"If the experience of the Niger junta prospers, all regimes in the sub-region will be on borrowed time" (Dr. Bakary Sambe) Spécial

As part of the Timbuktu Institute's weekly column in partnership with Medi1TV, Dr. Bakary Sambe looks back at the stakes involved in what he calls the "great return of ECOWAS" to the international diplomatic stage, and analyzes the risks and implications of a possible military intervention in a Sahelian context undermined by the harsh war of influence and the unprecedented interplay of alliances.

Dr. Sambe, you spoke of a "great return of ECOWAS to the diplomatic stage" after the communiqué issued at the Abuja Extraordinary Summit on Niger, which included heavy sanctions against the military who overthrew President Bazoum. Do you really think that this time, the sub-regional organization will have the means to back up its positions?

The ECOWAS approach, which combines tough diplomatic sanctions with military threats designed to give operational credibility to last year's move to set up a standby force to combat jihadism and coups d'état, represents a huge departure. For ECOWAS to threaten the implementation of coercive measures if its ultimatum is not respected, means that the measure is actually being considered. And this assumes that prior consultations have taken place with members of the Security Council (notably France and the USA). Especially since the communiqué mentions the possible participation of non-ECOWAS states and Western powers (presumably the USA and France). This might raise the question of a Russian veto. But it seems to me that Putin, who so badly needs the diplomatic support of the African bloc in his Ukrainian adventure, will not easily be able to oppose the interests of the African Union and ECOWAS.

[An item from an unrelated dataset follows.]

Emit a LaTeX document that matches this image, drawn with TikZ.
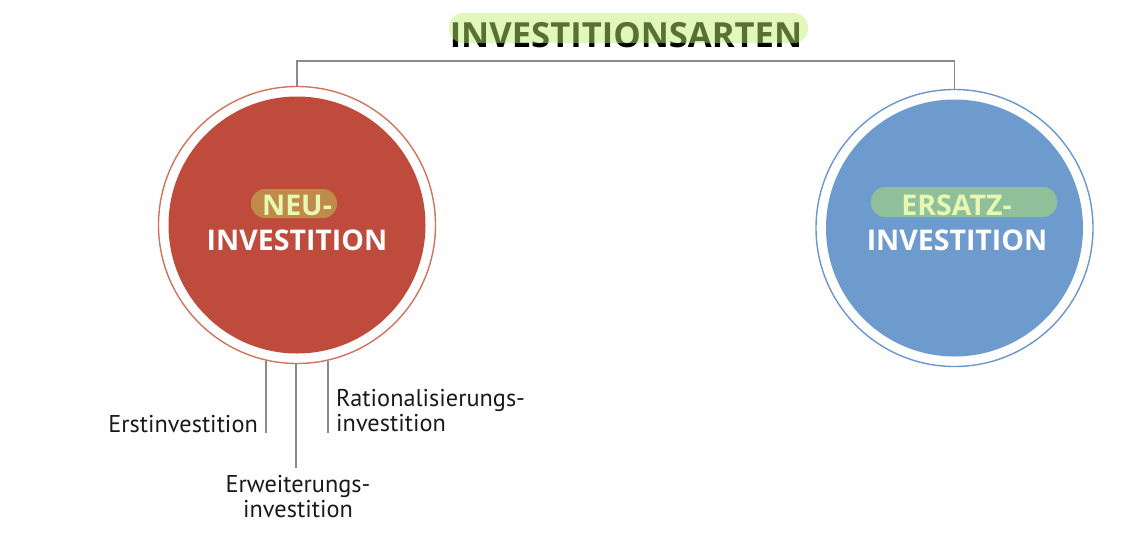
\documentclass[tikz,border=0pt]{standalone}
\usepackage{fontspec}
\setmainfont{Open Sans}
\newfontfamily\labelfont{PT Sans}
\definecolor{neured}{HTML}{BE4B3C}
\definecolor{neuring}{HTML}{D2735F}
\definecolor{ersblue}{HTML}{6E9BCD}
\definecolor{ersring}{HTML}{6A96CF}
\definecolor{titlehl}{HTML}{BFEE71}
\definecolor{neutag}{HTML}{C08A4A}
\definecolor{erstag}{HTML}{8FC09A}
\definecolor{tagtext}{HTML}{E6F8B4}
\definecolor{wire}{HTML}{8A8A8A}
\definecolor{labeltext}{HTML}{1A1A1A}
\begin{document}
\begin{tikzpicture}[x=1pt,y=-1pt,
  titletext/.style={font=\bfseries\fontsize{34.6}{34.6}\selectfont, text=black, inner sep=0pt},
  hlbar/.style={rectangle, rounded corners=14pt, inner sep=0pt},
  ring/.style={circle, draw, line width=1.4pt, minimum size=277pt, inner sep=0pt},
  disc/.style={circle, minimum size=257pt, inner sep=0pt},
  tagword/.style={font=\bfseries\fontsize{28.5}{28.5}\selectfont, text=tagtext, inner sep=0pt},
  mainword/.style={font=\bfseries\fontsize{28.5}{28.5}\selectfont, text=white, inner sep=0pt},
  conn/.style={draw=wire, line width=1.5pt},
  leaf/.style={font=\labelfont\fontsize{24.3}{25}\selectfont, text=labeltext, inner sep=0pt}
]
\useasboundingbox (0,0) rectangle (1124,544);

% heading with translucent marker stroke over it
\node[titletext, anchor=base] (title) at (626,47) {INVESTITIONSARTEN};
\node[hlbar, fill=titlehl, fill opacity=0.47, minimum width=359pt, minimum height=30pt] (titlemark) at (628.5,28) {};

% the two kinds of investment
\node[ring, draw=neuring] (neuring) at (297,225) {};
\node[disc, fill=neured] (neudisc) at (297,225) {};
\node[ring, draw=ersring] (ersring) at (954.5,228) {};
\node[disc, fill=ersblue] (ersdisc) at (954.5,228) {};

% tree from the heading down to both circles
\coordinate (bus) at (626,61);
\draw[conn] (neuring.north) |- (bus) -| (ersring.north);

% circle captions
\node[hlbar, fill=neutag, minimum width=86pt, minimum height=29pt] (neutag) at (294,203.5) {};
\node[tagword, anchor=base] (neuword) at (297,215.5) {NEU-};
\node[mainword, anchor=base] (neuinv) at (297,250) {INVESTITION};

\node[hlbar, fill=erstag, minimum width=186pt, minimum height=30pt] (erstag) at (964,202) {};
\node[tagword, anchor=base] (ersword) at (956.5,215.5) {ERSATZ-};
\node[mainword, anchor=base] (ersinv) at (957,250) {INVESTITION};

% subtypes of the new investment
\coordinate (e1) at (266,433);
\coordinate (e2) at (296,468);
\coordinate (e3) at (328,433);
\draw[conn] (e1 |- neuring.257.1) -- (e1);
\draw[conn] (e2 |- neuring.south) -- (e2);
\draw[conn] (e3 |- neuring.282.9) -- (e3);

\node[leaf, anchor=base east] (erst) at (258,432) {Erstinvestition};
\node[leaf, anchor=north west, align=left] (rat) at (336,389) {Rationalisierungs-\\investition};
\node[leaf, anchor=north, align=center] (erw) at (298,475) {Erweiterungs-\\investition};
\end{tikzpicture}
\end{document}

In view of the situation and the short deadline of one week for the ultimatum, isn't ECOWAS's credibility at stake here?

If the scenario of an ECOWAS-AU-Western powers intervention, under a Security Council mandate, were to come to fruition, it would represent a paradigm shift in the approach to collective security in West Africa. This would undoubtedly be an indicator of the seriousness of Niger's swing towards Khaki rule (with the military, and possibly into the Russo-Wagnerian fold). This is a turning point/by-product in the fight against terrorism in the Sahel. Given the severity of the diplomatic sanctions imposed by ECOWAS and UEMOA (total embargo and freezing of Niger's financial assets), this poor, landlocked country in the central Sahel will not be able to hold out for long. The recipe for sanctions worked in Mali in 2012, following Captain Sanogo's coup d'état against Amadou Toumani Touré. But this time, it looks like we're heading for a khaki putschist alliance against ECOWAS, a tipping point in the organization's history. It's make or break! Tinubu's Nigeria won't want Wagner and putschist regimes in its backyard. If the Nigerian junta's experiment prospers, all the regimes in the sub-region will be on borrowed time.

Given the way the crisis in Niger is shaping up, and the acceleration in all directions that is being confirmed, could it be said that the stakes in this crisis have already gone beyond Niger, and even the Sahel, with a certain geostrategic dimension?

If sanctions and/or a coercive approach are effective, this could help restore ECOWAS's reputation for promoting governance and preventing coups d'état. A new scourge that is spreading in a worrying and contagious way in French-speaking West Africa. This intervention undoubtedly reflects the desire of NATO (France/USA) to thwart the Russo-Wagnerian advance in a country/partner/key to their global anti-terrorist strategy, in the Sahel. We are witnessing a new and unprecedented form of conflict: an interstate war between a tripartite coalition of rebel member states and the sub-regional organization seeking to restore its image. This crisis, which has only just begun, marks the eventful return to the scene of ECOWAS, which in recent years has been relegated to the background by international partners in favor of the moribund G5 Sahel. The sub-regional organization had even been relatively dispossessed of the security issue, to the point of weakening it without international partners being able to provide all the necessary assistance to the G5 Sahel. ECOWAS's comeback comes at a crucial time for the organization, but also for peace and security in the region.